Wine coolers also regulate the humidity levels, usually within the range of 50% and 70% humidity. Your wine collection needs a little humidity to ensure that the cork remains in place. If you store your wine in an environment without enough humidity, then the cork could dry out and slip out of place, exposing your wine to oxygen.
However, you should be careful not to expose your wine collection to too much humidity. Too much humidity can cause condensation droplets to form around the bottles, damaging the labels and encouraging mould growth. This can hugely decrease the value of the bottle - which is something no wine investor wants to happen!
Freestanding wine coolers can come in all different sizes - they can be small enough to fit on a tabletop, and big enough to store over 200 bottles of wine. However, all freestanding models are designed to stand freely, without being restricted to cupboard, cabinet, or wall space. You have plenty of freedom when it comes to placing freestanding wine coolers - you can place them standing freely in your kitchen, your living room, utility space, garage, or even your basement.
When placing a freestanding wine cooler, it’s important that you leave space for ventilation. Usually, the compressor systems are located at the sides or at the rear of freestanding wine coolers - so be sure to leave a couple of inches of space around the rear and sides of the unit to allow the cool air to enter and the warm air to exit. It’s also recommended to leave approximately 12 inches of space above the unit to prevent overheating. However, always check the manufacturer’s installation requirements to ensure you don’t void the warranty and damage the wine cooler.

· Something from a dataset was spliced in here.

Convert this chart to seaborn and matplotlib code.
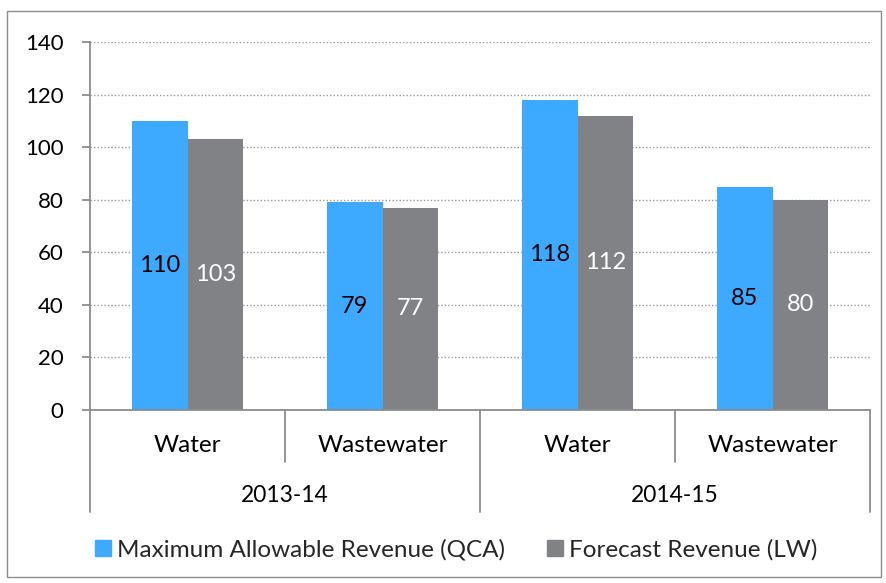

Freestanding wine coolers aren’t suitable to be installed into walls, cabinets, or under kitchen counters. If this is what you’re looking for, then check out built-in wine fridges or fully integrated wine fridges. Built-in wine coolers have different installation requirements as they’re designed to be installed in a confined space. However, built-in wine coolers can almost always be used as freestanding wine coolers too. Built-in wine coolers will usually have the fridge door on display, unlike fully-integrated wine coolers that are usually completely enclosed in cabinet space.
Typically, built-in wine coolers have the same depth and height of kitchen counters, but it’s always best to double-check the measurements to ensure it will fit. If you don’t check the measurements, you may find yourself with a wine cooler that sticks out of your cabinet or breakfast bar.
Freestanding wine coolers can come with a variety of features. If you’ve never purchased a wine cooler before or simply want to know what features to look out for, then we’ve got you covered.
If you have a larger wine collection or a varied collection, then you may benefit from purchasing a wine cooler that has dual-temperature zones or multi-temperature zones as opposed to a single temperature zone. Freestanding wine coolers can have either single temperature zones, dual temperature zones, or multi-temperature zones.
Wine coolers with dual temperature zones allow you to store your reds, whites, and sparkling wines at separate temperatures for optimal wine storage. This also means that you can prepare some bottles for serving and store some bottles in the long term for ageing all within the same wine cooler. You won’t have to fork out for a second or third wine cooler if you opt for a design with dual or multi-temperature zones.
Most wine fridges, including freestanding wine fridges, are designed to accommodate standard Bordeaux bottles - however, some wine coolers have suitable shelving that can accommodate larger bottles such as Champagne or Prosecco. Display shelves allow you to store your wine upright and display your favourite bottles. Sliding shelves slide out for your convenience, and are sometimes removable. This is especially useful if you want to rearrange your wine cooler and make space for larger bottles of wine. The majority of wine coolers feature fixed or sliding shelves that allow you to store your wine collection horizontally, making the most of the space that the wine cooler has to offer.
Some freestanding wine coolers can have locks, which is super convenient - especially if you have young children, troublesome teenagers, or you simply want to protect your precious wine collection.